# TASK INPUT:
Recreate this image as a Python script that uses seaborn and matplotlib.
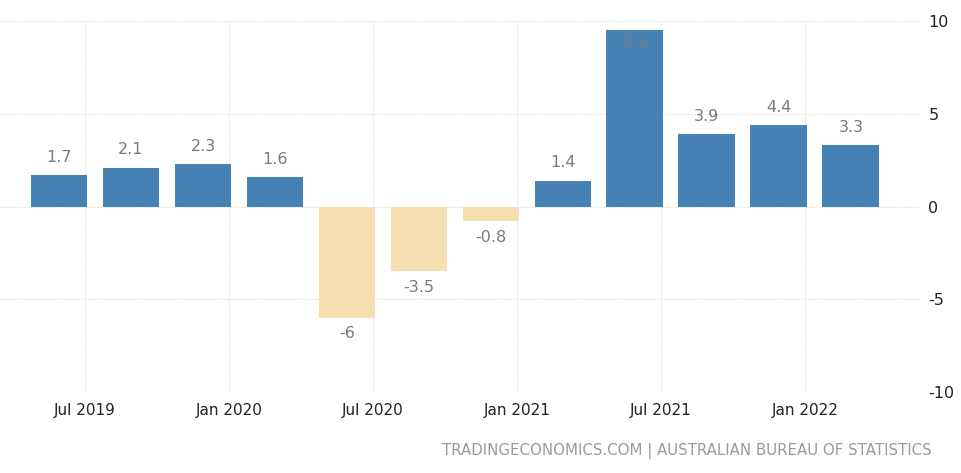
...
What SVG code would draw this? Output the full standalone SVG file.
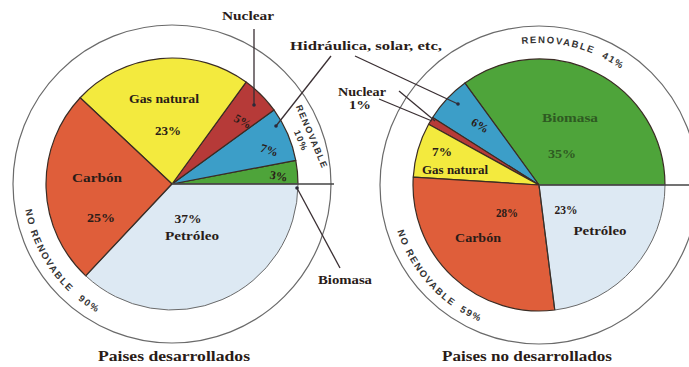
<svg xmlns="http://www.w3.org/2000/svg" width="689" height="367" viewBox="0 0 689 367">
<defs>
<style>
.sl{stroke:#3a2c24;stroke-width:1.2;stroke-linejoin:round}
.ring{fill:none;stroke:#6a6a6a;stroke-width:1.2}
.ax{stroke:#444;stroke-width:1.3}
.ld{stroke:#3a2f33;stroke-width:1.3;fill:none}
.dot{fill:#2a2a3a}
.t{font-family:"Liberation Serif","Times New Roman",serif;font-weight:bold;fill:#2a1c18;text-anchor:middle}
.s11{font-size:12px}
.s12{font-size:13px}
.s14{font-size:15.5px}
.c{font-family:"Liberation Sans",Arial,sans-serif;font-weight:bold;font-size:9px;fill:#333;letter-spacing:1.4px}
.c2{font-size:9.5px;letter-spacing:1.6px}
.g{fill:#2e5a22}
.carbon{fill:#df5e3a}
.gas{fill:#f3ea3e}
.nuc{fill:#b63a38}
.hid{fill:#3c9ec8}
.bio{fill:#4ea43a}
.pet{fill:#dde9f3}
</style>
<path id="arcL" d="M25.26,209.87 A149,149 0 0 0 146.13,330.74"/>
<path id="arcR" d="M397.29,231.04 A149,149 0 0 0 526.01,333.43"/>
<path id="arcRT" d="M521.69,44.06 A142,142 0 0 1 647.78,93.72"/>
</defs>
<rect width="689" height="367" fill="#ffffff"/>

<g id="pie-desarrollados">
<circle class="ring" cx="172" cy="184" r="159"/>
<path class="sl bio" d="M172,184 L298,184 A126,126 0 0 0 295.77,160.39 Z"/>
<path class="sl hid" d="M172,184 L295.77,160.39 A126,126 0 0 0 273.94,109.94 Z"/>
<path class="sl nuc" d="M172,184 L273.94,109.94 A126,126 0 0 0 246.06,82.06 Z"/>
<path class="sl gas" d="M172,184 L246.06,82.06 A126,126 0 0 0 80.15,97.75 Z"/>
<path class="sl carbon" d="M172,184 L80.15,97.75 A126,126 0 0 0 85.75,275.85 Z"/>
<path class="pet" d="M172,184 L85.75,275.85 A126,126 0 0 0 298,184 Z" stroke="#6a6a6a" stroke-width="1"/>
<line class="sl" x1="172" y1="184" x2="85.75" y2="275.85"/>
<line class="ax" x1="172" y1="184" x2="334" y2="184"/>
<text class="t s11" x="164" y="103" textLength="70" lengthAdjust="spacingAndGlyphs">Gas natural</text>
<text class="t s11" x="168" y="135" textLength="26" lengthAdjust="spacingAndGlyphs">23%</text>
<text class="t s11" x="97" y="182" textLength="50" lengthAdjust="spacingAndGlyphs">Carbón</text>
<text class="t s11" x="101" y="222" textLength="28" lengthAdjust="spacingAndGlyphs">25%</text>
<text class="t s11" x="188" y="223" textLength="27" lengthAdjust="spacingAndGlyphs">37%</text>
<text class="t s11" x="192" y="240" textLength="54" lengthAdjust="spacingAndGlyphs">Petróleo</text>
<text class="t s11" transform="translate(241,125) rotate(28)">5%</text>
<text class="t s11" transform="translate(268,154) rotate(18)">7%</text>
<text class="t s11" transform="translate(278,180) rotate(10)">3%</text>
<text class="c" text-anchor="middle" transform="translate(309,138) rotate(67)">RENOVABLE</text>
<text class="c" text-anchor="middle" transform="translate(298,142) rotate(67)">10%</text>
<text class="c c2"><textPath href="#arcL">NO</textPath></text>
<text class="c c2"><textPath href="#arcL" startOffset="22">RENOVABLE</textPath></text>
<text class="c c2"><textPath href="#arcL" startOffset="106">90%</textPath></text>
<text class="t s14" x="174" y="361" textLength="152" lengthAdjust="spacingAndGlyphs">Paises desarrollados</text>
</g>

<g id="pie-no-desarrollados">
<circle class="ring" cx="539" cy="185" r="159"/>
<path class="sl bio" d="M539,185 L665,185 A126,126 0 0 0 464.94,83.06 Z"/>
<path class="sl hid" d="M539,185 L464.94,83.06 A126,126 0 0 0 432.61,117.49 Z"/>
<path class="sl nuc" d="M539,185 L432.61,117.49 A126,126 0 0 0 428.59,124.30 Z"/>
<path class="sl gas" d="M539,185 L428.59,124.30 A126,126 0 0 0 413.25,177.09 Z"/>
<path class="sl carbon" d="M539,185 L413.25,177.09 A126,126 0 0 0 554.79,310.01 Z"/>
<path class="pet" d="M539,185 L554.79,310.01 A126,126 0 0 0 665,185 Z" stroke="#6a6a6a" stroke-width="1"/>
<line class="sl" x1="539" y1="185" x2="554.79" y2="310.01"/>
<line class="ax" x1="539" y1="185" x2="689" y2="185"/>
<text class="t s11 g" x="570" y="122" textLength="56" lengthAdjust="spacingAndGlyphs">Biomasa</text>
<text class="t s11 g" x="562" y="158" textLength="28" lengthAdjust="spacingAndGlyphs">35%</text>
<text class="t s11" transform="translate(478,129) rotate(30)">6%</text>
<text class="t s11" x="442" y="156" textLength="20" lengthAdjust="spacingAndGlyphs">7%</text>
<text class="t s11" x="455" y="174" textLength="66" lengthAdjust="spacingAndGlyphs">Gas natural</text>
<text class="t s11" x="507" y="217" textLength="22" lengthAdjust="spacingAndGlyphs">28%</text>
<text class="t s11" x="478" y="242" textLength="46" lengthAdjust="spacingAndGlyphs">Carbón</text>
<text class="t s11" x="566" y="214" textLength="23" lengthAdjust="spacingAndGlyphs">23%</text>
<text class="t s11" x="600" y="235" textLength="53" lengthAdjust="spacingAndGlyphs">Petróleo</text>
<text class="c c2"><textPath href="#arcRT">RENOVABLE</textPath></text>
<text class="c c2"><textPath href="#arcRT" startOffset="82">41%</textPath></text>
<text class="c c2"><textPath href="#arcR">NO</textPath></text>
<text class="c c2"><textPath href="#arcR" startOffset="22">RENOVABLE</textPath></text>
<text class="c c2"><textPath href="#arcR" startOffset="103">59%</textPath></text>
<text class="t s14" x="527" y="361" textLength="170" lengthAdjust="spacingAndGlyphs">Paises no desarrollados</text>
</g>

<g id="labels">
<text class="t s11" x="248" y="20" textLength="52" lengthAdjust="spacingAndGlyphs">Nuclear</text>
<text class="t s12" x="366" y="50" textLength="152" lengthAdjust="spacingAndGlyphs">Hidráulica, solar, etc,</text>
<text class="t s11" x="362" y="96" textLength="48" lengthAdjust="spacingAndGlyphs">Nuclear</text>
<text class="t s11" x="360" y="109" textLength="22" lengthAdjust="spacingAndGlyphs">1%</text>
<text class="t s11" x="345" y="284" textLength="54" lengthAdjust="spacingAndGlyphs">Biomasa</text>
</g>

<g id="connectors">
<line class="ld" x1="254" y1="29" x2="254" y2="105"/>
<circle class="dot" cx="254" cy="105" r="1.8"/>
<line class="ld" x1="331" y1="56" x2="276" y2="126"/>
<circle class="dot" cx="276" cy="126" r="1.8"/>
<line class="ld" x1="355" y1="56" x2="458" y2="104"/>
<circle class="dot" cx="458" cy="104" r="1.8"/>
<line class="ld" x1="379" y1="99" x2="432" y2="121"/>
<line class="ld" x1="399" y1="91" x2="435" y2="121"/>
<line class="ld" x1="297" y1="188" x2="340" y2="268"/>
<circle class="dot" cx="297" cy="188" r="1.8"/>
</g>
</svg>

# WRITTEN TASK:
Find the word "this" in the data and show each line that holds it.

# COMPLETED EXERCISE:
Recreate this image as a Python script that uses seaborn and matplotlib.
What SVG code would draw this? Output the full standalone SVG file.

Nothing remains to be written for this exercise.